“Não é o reforço da corrente pro-life que caracteriza em profundidade a nossa época, é o alargamento social da ausência de consenso ético, expressão da própria era democrática desligada do culto de dever.”
Gilles Lipovetsky (“O crepúsculo do dever”)
A questão é muito interessante. Poderíamos dizer então que a principal fractura de consenso é esta (a questão do aborto), por decidir sobre a definição do próprio homem.
A posição da Igreja é coerente com o Génesis literal. O homem não é um processo, nem uma totalidade, é uma criatura com um nome, do princípio ao fim. Não há célula que já não faça parte do “intelligent design”, se quisermos.
Ora, essa ideia confronta-se com a onda avassaladora do racionalismo científico e dos seus produtos, a qual parece crescer a expensas do antropocentrismo (bíblico ou outro). Quanto mais amplos são os horizontes da ciência, menos se pode isolar o que seria uma essência do Homem.

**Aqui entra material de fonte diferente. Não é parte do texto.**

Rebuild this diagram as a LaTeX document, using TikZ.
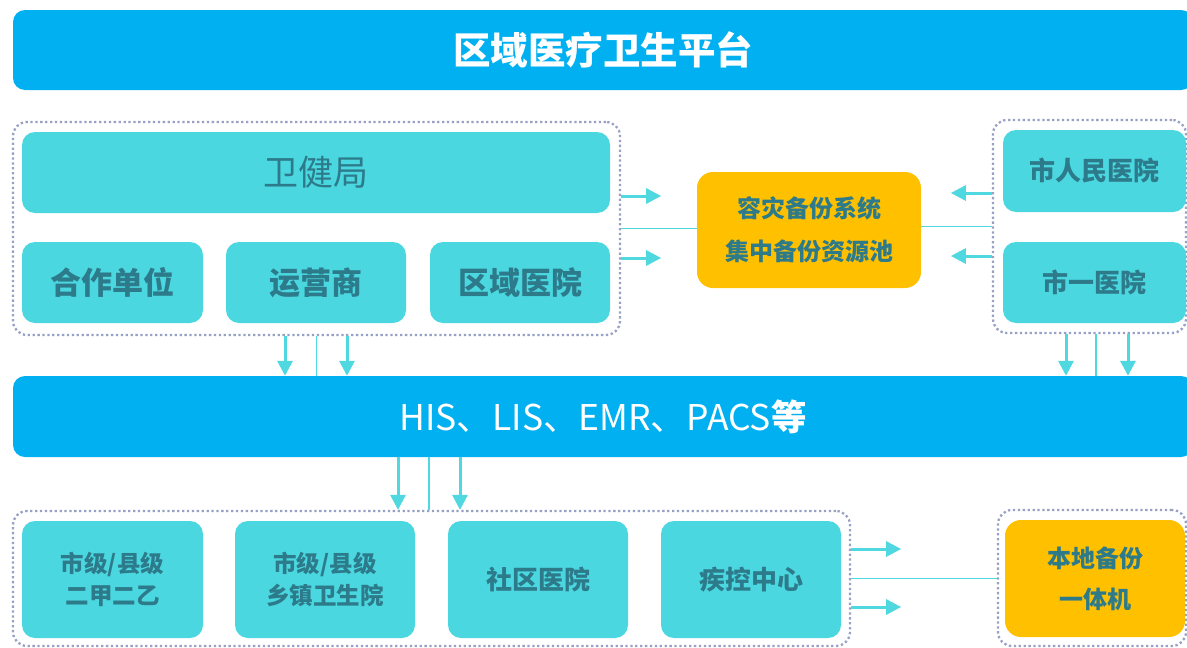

E este é um resultado que, paradoxalmente, põe em relevo os limites deste outro pensamento.
Donde, no espírito de cada humano, o desequilíbrio existencial só possa ser vencido através dum dogma.
E é por isso que a despenalização do aborto (a preposição até, que normalmente se segue, é já de ordem metafísica) não é pacífica, embora, pareça que ninguém ache que as mulheres devam ser punidas...
E é legitimamente que se resiste à redução da questão ao direito (a prioridade nas rotundas também não é um direito).